-- DO THIS --
Copy the data exactly as it appears, and do not include any pictures.

==== SUPPLIED MATERIAL

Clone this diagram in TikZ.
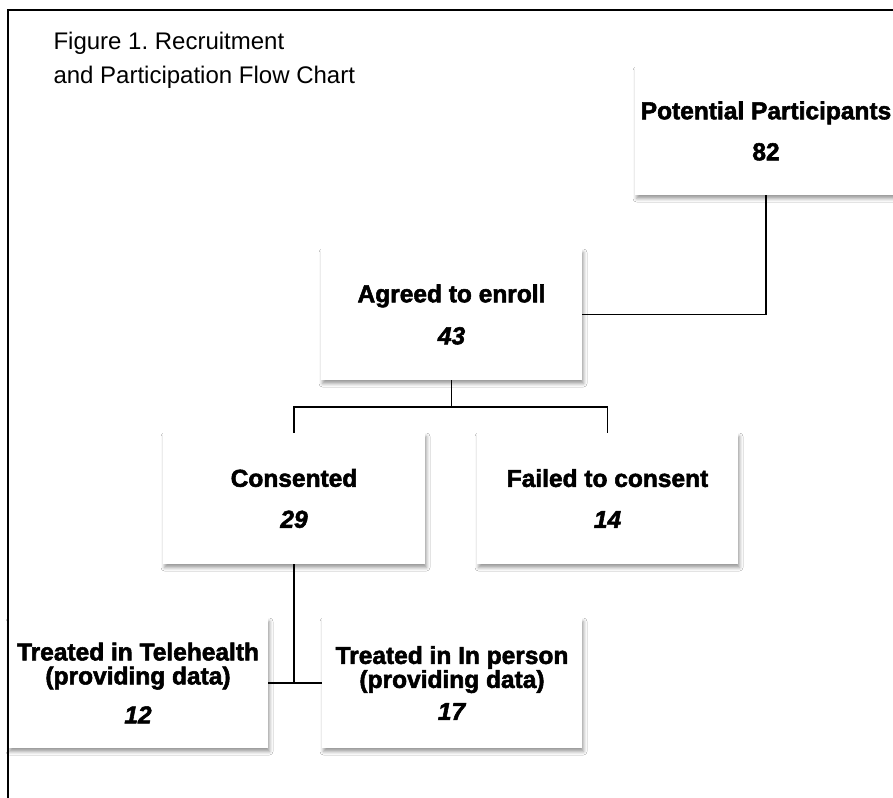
\documentclass[tikz,border=0pt]{standalone}
\usepackage{fontspec}
\setmainfont{Liberation Sans}[BoldFeatures={FakeBold=2.2}, BoldItalicFeatures={FakeBold=2.2}]
\usetikzlibrary{shadows.blur}
\newcommand\bxfont{\bfseries\fontsize{24.5}{26}\selectfont}
\newcommand\ttlfont{\fontsize{24}{28}\selectfont}
\frenchspacing
\begin{document}
\begin{tikzpicture}[x=1pt,y=-1pt,
  box/.style={rectangle, fill=white, inner sep=0pt, align=center, font=\bxfont,
    blur shadow={shadow xshift=1.5pt, shadow yshift=-3.5pt, shadow blur radius=3.5pt, shadow opacity=40}},
  bigbox/.style={box, minimum width=262pt, minimum height=130pt},
  link/.style={line width=1.8pt, black},
  frame/.style={line width=2pt, black}]
\useasboundingbox (0,0) rectangle (893,797);
\fill[white] (0,0) rectangle (893,797);

\node[anchor=base west, font=\ttlfont] (title1) at (50,50) {Figure 1. Recruitment};
\node[anchor=base west, font=\ttlfont] (title2) at (50,84) {and Participation Flow Chart};

\node[bigbox, minimum height=128pt] (pp) at (766,131) {Potential Participants\\[15pt]82};
\node[bigbox, minimum width=261pt, minimum height=131pt] (ag) at (451.5,314.5) {Agreed to enroll\\[16pt]\textit{43}};
\node[bigbox, minimum height=131pt] (con) at (294,498.5) {Consented\\[15pt]\textit{29}};
\node[bigbox, minimum width=261pt, minimum height=131pt] (fail) at (607.5,498.5) {Failed to consent\\[15pt]\textit{14}};
\node[bigbox, minimum width=260pt, font=\bfseries\fontsize{24.5}{24}\selectfont] (tele) at (138,683) {Treated in Telehealth\\(providing data)\\[15pt]\textit{12}};
\node[bigbox, minimum width=260pt, font=\bfseries\fontsize{24.5}{24}\selectfont] (inp) at (452,683) {Treated in In person\\(providing data)\\[8pt]\textit{17}};

\draw[link] (pp.south) |- (ag.east);
\draw[link] (ag.south) -- ++(0,27) coordinate (j1);
\draw[link] (con.north) |- (j1) -| (fail.north);
\draw[link] (con.south) -- (con.south |- tele.east);
\draw[link] (tele.east) -- (inp.west);

\draw[frame] (900,10) -- (7.5,10) -- (7.5,805);
\end{tikzpicture}
\end{document}
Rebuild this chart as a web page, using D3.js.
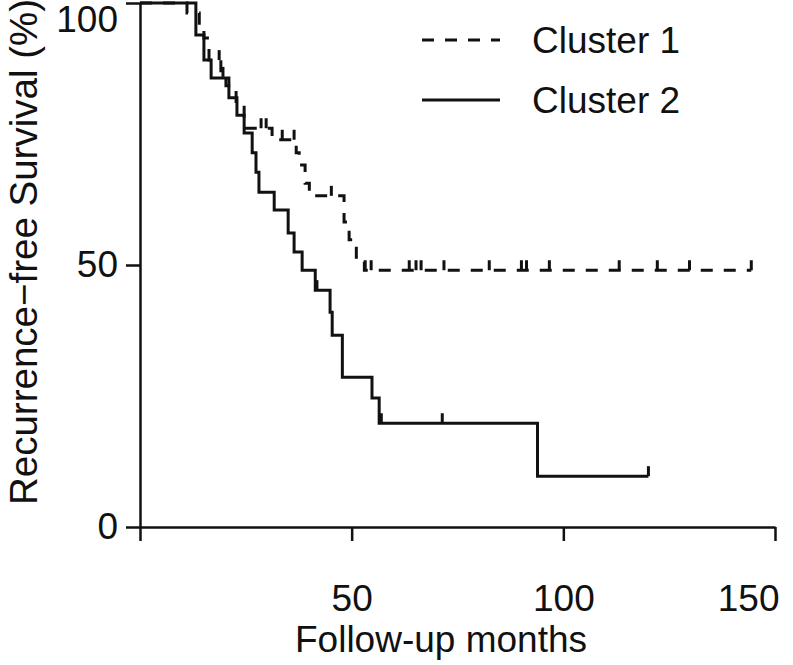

========

-- TASK RESULT --
Clone this diagram in TikZ.
\documentclass[tikz,border=0pt]{standalone}
\usepackage{fontspec}
\setmainfont{Liberation Sans}[BoldFeatures={FakeBold=2.2}, BoldItalicFeatures={FakeBold=2.2}]
\usetikzlibrary{shadows.blur}
\newcommand\bxfont{\bfseries\fontsize{24.5}{26}\selectfont}
\newcommand\ttlfont{\fontsize{24}{28}\selectfont}
\frenchspacing
\begin{document}
\begin{tikzpicture}[x=1pt,y=-1pt,
  box/.style={rectangle, fill=white, inner sep=0pt, align=center, font=\bxfont,
    blur shadow={shadow xshift=1.5pt, shadow yshift=-3.5pt, shadow blur radius=3.5pt, shadow opacity=40}},
  bigbox/.style={box, minimum width=262pt, minimum height=130pt},
  link/.style={line width=1.8pt, black},
  frame/.style={line width=2pt, black}]
\useasboundingbox (0,0) rectangle (893,797);
\fill[white] (0,0) rectangle (893,797);

\node[anchor=base west, font=\ttlfont] (title1) at (50,50) {Figure 1. Recruitment};
\node[anchor=base west, font=\ttlfont] (title2) at (50,84) {and Participation Flow Chart};

\node[bigbox, minimum height=128pt] (pp) at (766,131) {Potential Participants\\[15pt]82};
\node[bigbox, minimum width=261pt, minimum height=131pt] (ag) at (451.5,314.5) {Agreed to enroll\\[16pt]\textit{43}};
\node[bigbox, minimum height=131pt] (con) at (294,498.5) {Consented\\[15pt]\textit{29}};
\node[bigbox, minimum width=261pt, minimum height=131pt] (fail) at (607.5,498.5) {Failed to consent\\[15pt]\textit{14}};
\node[bigbox, minimum width=260pt, font=\bfseries\fontsize{24.5}{24}\selectfont] (tele) at (138,683) {Treated in Telehealth\\(providing data)\\[15pt]\textit{12}};
\node[bigbox, minimum width=260pt, font=\bfseries\fontsize{24.5}{24}\selectfont] (inp) at (452,683) {Treated in In person\\(providing data)\\[8pt]\textit{17}};

\draw[link] (pp.south) |- (ag.east);
\draw[link] (ag.south) -- ++(0,27) coordinate (j1);
\draw[link] (con.north) |- (j1) -| (fail.north);
\draw[link] (con.south) -- (con.south |- tele.east);
\draw[link] (tele.east) -- (inp.west);

\draw[frame] (900,10) -- (7.5,10) -- (7.5,805);
\end{tikzpicture}
\end{document}
Rebuild this chart as a web page, using D3.js.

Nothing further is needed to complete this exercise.